Artwork at the Robert Rauschenberg Foundation
Rauschenberg moved his primary studio to Captiva, Florida, in 1970, but 381 Lafayette Street remained his curatorial and philanthropic home base until his death. Today it houses the headquarters of the Robert Rauschenberg Foundation, founded by the artist in 1990. Since fall 2024, the Foundation has welcomed the public to view onsite exhibitions of Rauschenberg’s works on select Saturdays (to learn about future dates, join our mailing list). In honor of the centennial of Rauschenberg’s birth, Autobiography and Other Stories: Robert Rauschenberg in Words and Images explores Rauschenberg’s biography through works spanning over fifty years and representing his expansive use of diverse materials and techniques. Works such as the White Painting (1951), Page 6, Paragraph 2 (Short Stories) (2000), Mirthday Man II (Ceramic) (1998), and Eco-Echo IV (1992-1993) appear in dialogue with original writings on view from the Robert Rauschenberg Foundation Archives, each recently published in the collection I Don’t Think About Being Great: Selected Writings, edited by Francine Snyder.

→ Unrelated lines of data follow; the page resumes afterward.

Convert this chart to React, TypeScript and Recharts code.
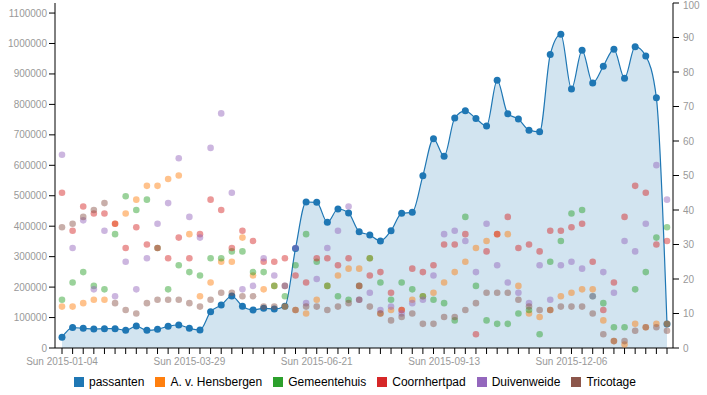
import React from 'react';
import { ComposedChart, Area, Line, XAxis, YAxis } from 'recharts';

const weeks = [
  '2015-01-04', '2015-01-11', '2015-01-18', '2015-01-25', '2015-02-01', '2015-02-08', '2015-02-15', '2015-02-22',
  '2015-03-01', '2015-03-08', '2015-03-15', '2015-03-22', '2015-03-29', '2015-04-05', '2015-04-12', '2015-04-19',
  '2015-04-26', '2015-05-03', '2015-05-10', '2015-05-17', '2015-05-24', '2015-05-31', '2015-06-07', '2015-06-14',
  '2015-06-21', '2015-06-28', '2015-07-05', '2015-07-12', '2015-07-19', '2015-07-26', '2015-08-02', '2015-08-09',
  '2015-08-16', '2015-08-23', '2015-08-30', '2015-09-06', '2015-09-13', '2015-09-20', '2015-09-27', '2015-10-04',
  '2015-10-11', '2015-10-18', '2015-10-25', '2015-11-01', '2015-11-08', '2015-11-15', '2015-11-22', '2015-11-29',
  '2015-12-06', '2015-12-13', '2015-12-20', '2015-12-27', '2016-01-03', '2016-01-10', '2016-01-17', '2016-01-24',
  '2016-01-31', '2016-02-07',
];

const labelWeeks = ['2015-01-04', '2015-03-29', '2015-06-21', '2015-09-13', '2015-12-06'];

// left axis
const passanten = [
  35000, 67000, 64600, 62400, 63500, 63500, 58000, 72300, 58000, 61300,
  71200, 75500, 64600, 59100, 119300, 141200, 170800, 136800, 124800, 130300,
  128000, 137000, 327000, 479500, 478400, 412700, 456500, 443300, 382000, 371100,
  351400, 385300, 442200, 445500, 566000, 687000, 630000, 755300, 778800, 753600,
  729000, 879000, 769000, 752000, 715300, 710000, 964000, 1030000, 850600, 977600,
  870300, 925500, 980800, 886000, 989600, 959000, 821500, 78800,
];

// right axis
const hensbergen = [
  12, 12, 13, 14, 14, 36, 39, 43, 47, 47,
  49, 50, 33, 15, 19, 25, 25, 32, 21, 17,
  18, 12, 11, 10, 14, 18, 21, 23, 23, 26,
  10, 11, 11, 14, 15, 16, 19, 22, 25, 29,
  31, 33, 33, 18, 10, 9, 11, 15, 16, 17,
  17, 8, 2, 1, 7, 6, 7, 7,
];
const gemeentehuis = [
  14, 19, 22, 18, 17, 33, 44, 40, 43, 29,
  17, 24, 22, 21, 26, 26, 28, 28, 22, 22,
  18, 15, 24, 33, 25, 18, 15, 14, 18, 26,
  19, 14, 19, 17, 15, 14, 13, 8, 38, 18,
  8, 7, 7, 10, 11, 4, 25, 31, 39, 40,
  15, 13, 6, 6, 17, 22, 32, 35,
];
const coornhertpad = [
  45, 34, 41, 39, 39, 36, 29, 35, 30, 29,
  26, 32, 26, 33, 43, 40, 29, 34, 31, 25,
  25, 26, 21, 19, 26, 26, 24, 26, 18, 21,
  22, 16, 11, 23, 22, 24, 30, 30, 33, 4,
  28, 33, 38, 29, 30, 28, 34, 34, 35, 36,
  25, 11, 19, 38, 47, 45, 30, 31,
];
const duivenweide = [
  56, 29, 37, 17, 34, 15, 25, 17, 26, 36,
  42, 55, 38, 32, 58, 68, 45, 17, 18, 26,
  21, 18, 29, 13, 20, 29, 34, 41, 14, 16,
  11, 12, 10, 13, 14, 21, 33, 34, 31, 22,
  36, 24, 19, 16, 13, 24, 14, 24, 25, 23,
  15, 22, 16, 31, 28, 36, 53, 43,
];
const tricotage = [
  35, 36, 38, 40, 42, 13, 11, 10, 13, 14,
  14, 14, 13, 12, 14, 16, 16, 15, 15, 12,
  12, 18, 11, 12, 12, 11, 12, 13, 14, 12,
  10, 8, 9, 10, 7, 7, 9, 9, 11, 13,
  16, 16, 16, 14, 12, 11, 11, 12, 12, 12,
  10, 4, 2, 2, 5, 6, 6, 5,
];

const leftTicks = [0, 100000, 200000, 300000, 400000, 500000, 600000, 700000, 800000, 900000, 1000000, 1100000];
const rightTicks = [0, 10, 20, 30, 40, 50, 60, 70, 80, 90, 100];

const scatterSeries = [
  { key: 'hensbergen', name: 'A. v. Hensbergen', color: '#ff7f0e', values: hensbergen },
  { key: 'gemeentehuis', name: 'Gemeentehuis', color: '#2ca02c', values: gemeentehuis },
  { key: 'coornhertpad', name: 'Coornhertpad', color: '#d62728', values: coornhertpad },
  { key: 'duivenweide', name: 'Duivenweide', color: '#9467bd', values: duivenweide },
  { key: 'tricotage', name: 'Tricotage', color: '#8c564b', values: tricotage },
];

const legendItems = [{ name: 'passanten', color: '#1f77b4' }, ...scatterSeries];

const chartData = weeks.map((week, i) => {
  const row: any = { week, passanten: passanten[i] };
  scatterSeries.forEach((s) => { row[s.key] = s.values[i]; });
  return row;
});

const font = '"Liberation Sans", Arial, Helvetica, sans-serif';

const WeekTick = ({ x, y, payload }: any) => {
  if (!labelWeeks.includes(payload.value)) return <g />;
  return (
    <text x={x} y={y} dy="0.71em" textAnchor="middle" fill="#999" fontSize={10} fontFamily={font}>
      {'Sun ' + payload.value}
    </text>
  );
};

export default function App() {
  return (
    <div style={{ position: 'absolute', left: 0, top: 0, width: 707, height: 395, background: '#fff', fontFamily: font }}>
      <ComposedChart width={707} height={395} data={chartData} margin={{ top: 3, right: 0, left: 0, bottom: 27 }}>
        <XAxis
          dataKey="week"
          interval={0}
          height={20}
          tickSize={6}
          tickMargin={4}
          padding={{ left: 7, right: 6 }}
          stroke="#000"
          tick={(p: any) => <WeekTick {...p} />}
        />
        <YAxis
          yAxisId="left"
          width={55}
          domain={[0, (dataMax: number) => dataMax * 1.1]}
          ticks={leftTicks}
          tickSize={6}
          stroke="#000"
          tick={{ fill: '#999', fontSize: 10, fontFamily: font }}
        />
        <YAxis
          yAxisId="right"
          orientation="right"
          width={34}
          domain={[0, 100]}
          ticks={rightTicks}
          tickSize={6}
          tickMargin={4}
          stroke="#000"
          tick={{ fill: '#999', fontSize: 10, fontFamily: font }}
        />
        <Area
          yAxisId="left"
          type="monotone"
          dataKey="passanten"
          stroke="#1f77b4"
          strokeWidth={1.2}
          fill="#1f77b4"
          fillOpacity={0.2}
          dot={{ r: 3.5, fill: '#1f77b4', fillOpacity: 1, stroke: 'none' }}
          activeDot={false}
          isAnimationActive={false}
        />
        {scatterSeries.map((s) => (
          <Line
            key={s.key}
            yAxisId="right"
            dataKey={s.key}
            stroke="none"
            dot={{ r: 3.3, fill: s.color, fillOpacity: 0.48, stroke: 'none' }}
            activeDot={false}
            isAnimationActive={false}
          />
        ))}
      </ComposedChart>
      <div style={{ position: 'absolute', left: 74, top: 376, height: 12, display: 'flex', alignItems: 'center' }}>
        {legendItems.map((item) => (
          <div key={item.name} style={{ display: 'flex', alignItems: 'center', marginRight: 11 }}>
            <span style={{ width: 10, height: 10, background: item.color, marginRight: 5, display: 'inline-block' }} />
            <span style={{ fontSize: 12, color: '#000', whiteSpace: 'nowrap' }}>{item.name}</span>
          </div>
        ))}
      </div>
    </div>
  );
}
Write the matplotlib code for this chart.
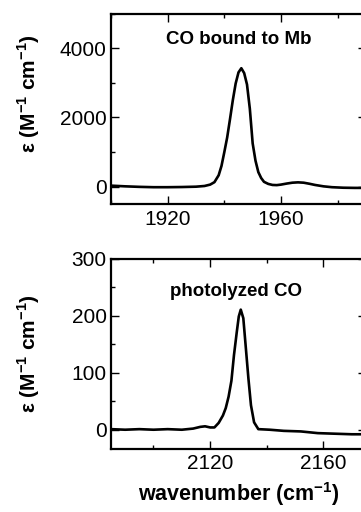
import matplotlib
matplotlib.use("Agg")
import matplotlib.pyplot as plt
from matplotlib.ticker import MultipleLocator

plt.rcParams["font.family"] = ["Liberation Sans", "DejaVu Sans"]
plt.rcParams["mathtext.fontset"] = "custom"
plt.rcParams["mathtext.rm"] = "Liberation Sans"
plt.rcParams["mathtext.bf"] = "Liberation Sans:bold"

# CO bound to Mb (top panel)
wn_bound = [1900, 1905, 1910, 1915, 1920, 1925, 1930, 1933, 1935, 1936.5, 1938, 1939,
            1940, 1941, 1942, 1943, 1944, 1945, 1946, 1947, 1948, 1949, 1950, 1951,
            1952, 1953, 1954, 1955.5, 1957, 1958.5, 1960, 1962, 1964, 1966, 1968,
            1970, 1972, 1975, 1978, 1982, 1986, 1990]
eps_bound = [30, 10, -5, -15, -15, -10, 0, 20, 60, 130, 330, 600,
             1000, 1420, 1950, 2500, 2980, 3300, 3420, 3280, 2950, 2250, 1250, 750,
             420, 250, 140, 80, 50, 45, 60, 90, 115, 125, 115,
             85, 50, 10, -15, -30, -35, -35]

# photolyzed CO (bottom panel)
wn_photo = [2085, 2090, 2095, 2100, 2105, 2110, 2114, 2116.5, 2118.2, 2120, 2121.5,
            2123, 2124.5, 2125.5, 2126.5, 2127.5, 2128.4, 2129.4, 2130.1, 2130.8,
            2131.7, 2132.5, 2133.5, 2134.4, 2135.5, 2137, 2141, 2146, 2152, 2158,
            2164, 2170, 2175]
eps_photo = [1, 0, 1, 0, 1, 0, 2, 5, 6, 4, 4,
             12, 25, 38, 58, 86, 131, 172, 199, 211,
             196, 149, 90, 43, 13, 1, 0, -2, -3, -6,
             -7, -8, -8]

W, H = 361, 512
fig = plt.figure(figsize=(W / 100, H / 100), dpi=100)
ax1 = fig.add_axes([111 / W, (H - 204) / H, 255 / W, 190.5 / H])
ax2 = fig.add_axes([111 / W, (H - 448.5) / H, 255 / W, 189.5 / H])

ylab = r"ε (M$^{\mathbf{-1}}$ cm$^{\mathbf{-1}}$)"


def style(ax, xmaj, ymaj):
    ax.xaxis.set_major_locator(MultipleLocator(xmaj))
    ax.xaxis.set_minor_locator(MultipleLocator(xmaj / 2))
    ax.yaxis.set_major_locator(MultipleLocator(ymaj))
    ax.yaxis.set_minor_locator(MultipleLocator(ymaj / 2))
    ax.tick_params(which="both", direction="in", top=True, right=True, width=1.0,
                   labelsize=15)
    ax.tick_params(axis="x", pad=4)
    ax.tick_params(axis="y", pad=3)
    ax.tick_params(which="major", length=5.5)
    ax.tick_params(which="minor", length=3)
    for sp in ax.spines.values():
        sp.set_linewidth(1.6)


ax1.plot(wn_bound, eps_bound, color="black", lw=1.9)
ax1.set_xlim(1900, 1990)
ax1.set_ylim(-500, 5000)
style(ax1, 40, 2000)
ax1.text(0.5, 0.866, "CO bound to Mb", transform=ax1.transAxes, ha="center",
         va="center", fontsize=13.5, fontweight="bold")
ax1.set_ylabel(ylab, fontsize=15, fontweight="bold")
ax1.yaxis.set_label_coords(-0.27, 0.58)

ax2.plot(wn_photo, eps_photo, color="black", lw=1.9)
ax2.set_xlim(2085, 2175)
ax2.set_ylim(-33, 300)
style(ax2, 40, 100)
ax2.text(0.49, 0.827, "photolyzed CO", transform=ax2.transAxes, ha="center",
         va="center", fontsize=13.5, fontweight="bold")
ax2.set_ylabel(ylab, fontsize=15, fontweight="bold")
ax2.yaxis.set_label_coords(-0.27, 0.5)
ax2.set_xlabel(r"wavenumber (cm$^{\mathbf{-1}}$)", fontsize=15.5, fontweight="bold",
               labelpad=5)

fig.savefig("out.png", dpi=100)
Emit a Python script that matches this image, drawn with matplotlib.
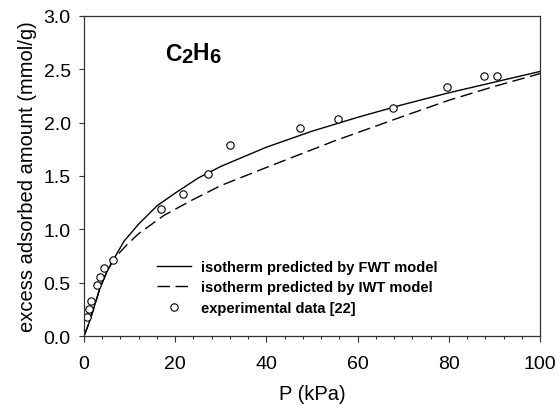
import matplotlib
matplotlib.use("Agg")
import matplotlib.pyplot as plt
from matplotlib.ticker import MultipleLocator, FormatStrFormatter

plt.rcParams['font.family'] = ['Liberation Sans', 'DejaVu Sans']

# Experimental data
p_exp = [0.73, 1.1, 1.5, 2.8, 3.6, 4.3, 6.3, 16.8, 21.8, 27.3, 32.1, 47.4, 55.8, 67.8, 79.6, 87.8, 90.6]
q_exp = [0.18, 0.25, 0.325, 0.48, 0.55, 0.64, 0.71, 1.19, 1.33, 1.52, 1.79, 1.95, 2.03, 2.14, 2.33, 2.44, 2.44]

# FWT model curve
p_fwt = [0, 1, 2, 3.5, 5, 6.5, 8.8, 12, 16, 20, 25, 30, 40, 50, 60, 70, 80, 90, 100]
q_fwt = [0, 0.11, 0.24, 0.45, 0.60, 0.72, 0.89, 1.05, 1.22, 1.34, 1.48, 1.59, 1.77, 1.92, 2.05, 2.17, 2.28, 2.38, 2.48]

# IWT model curve
p_iwt = [0, 1, 2, 3.5, 5, 6.5, 9.5, 12, 17.5, 23.5, 30, 40, 55, 70, 80, 90, 100]
q_iwt = [0, 0.11, 0.24, 0.45, 0.60, 0.72, 0.86, 0.96, 1.13, 1.27, 1.41, 1.58, 1.83, 2.06, 2.21, 2.34, 2.46]

labels = ["isotherm predicted by FWT model",
          "isotherm predicted by IWT model",
          "experimental data [22]"]

fig = plt.figure(figsize=(5.57, 4.06), dpi=100)
ax = fig.add_axes([84/557, 1-337/406, (540-84)/557, (337-17)/406])

ax.plot(p_fwt, q_fwt, color='black', lw=1.0, label=labels[0])
ax.plot(p_iwt, q_iwt, color='black', lw=1.0, dashes=(9, 4), label=labels[1])
ax.plot(p_exp, q_exp, linestyle='none', marker='o', markersize=5.3,
        markerfacecolor='white', markeredgecolor='black', markeredgewidth=0.8,
        label=labels[2])

ax.set_xlim(0, 100)
ax.set_ylim(0, 3.0)
ax.xaxis.set_major_locator(MultipleLocator(20))
ax.xaxis.set_minor_locator(MultipleLocator(4))
ax.yaxis.set_major_locator(MultipleLocator(0.5))
ax.yaxis.set_major_formatter(FormatStrFormatter('%.1f'))

for s in ax.spines.values():
    s.set_color('#333333')
    s.set_linewidth(0.9)

ax.tick_params(axis='x', which='major', direction='out', length=4, width=0.8,
               pad=10, labelsize=14, color='#333333')
ax.tick_params(axis='x', which='minor', direction='out', length=2.5, width=0.8,
               color='#333333')
ax.tick_params(axis='y', which='major', direction='out', length=3.5, width=0.8,
               pad=6, labelsize=14, color='#333333')

ax.set_xlabel("P (kPa)", fontsize=14.5, labelpad=8)
ax.set_ylabel("excess adsorbed amount (mmol/g)", fontsize=14.5, labelpad=5)

# Title C2H6 with large subscripts
t1 = ax.text(17.8, 2.587, "C", fontsize=16.5, fontweight='bold', ha='left', va='baseline')
t2 = ax.annotate("2", xy=(1, 0), xycoords=t1, xytext=(0, -1), textcoords='offset points',
                 fontsize=14.5, fontweight='bold', ha='left', va='bottom')
t3 = ax.annotate("H", xy=(1, 0), xycoords=t2, xytext=(0, 1.4), textcoords='offset points',
                 fontsize=16.5, fontweight='bold', ha='left', va='bottom')
t4 = ax.annotate("6", xy=(1, 0), xycoords=t3, xytext=(0, -1.4), textcoords='offset points',
                 fontsize=14.5, fontweight='bold', ha='left', va='bottom')

leg = ax.legend(loc='upper left', bbox_to_anchor=(0.160, 0.238), frameon=False,
                prop={'weight': 'bold', 'size': 10.5}, handlelength=2.3,
                handletextpad=0.75, labelspacing=0.45, borderaxespad=0, borderpad=0)

fig.savefig("out.png", dpi=100)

381 Lafayette Street stands at the center of Robert Rauschenberg’s legacy: a monument indelibly imbued with the memory of Rauschenberg’s artistic and personal practices of experimentation, collaboration, and generosity, as well as the many individuals who filled its rooms. Though steeped in this rich history, the building is a dynamic, living space that will continue to change and thrive into the future as the permanent home of the Robert Rauschenberg Foundation.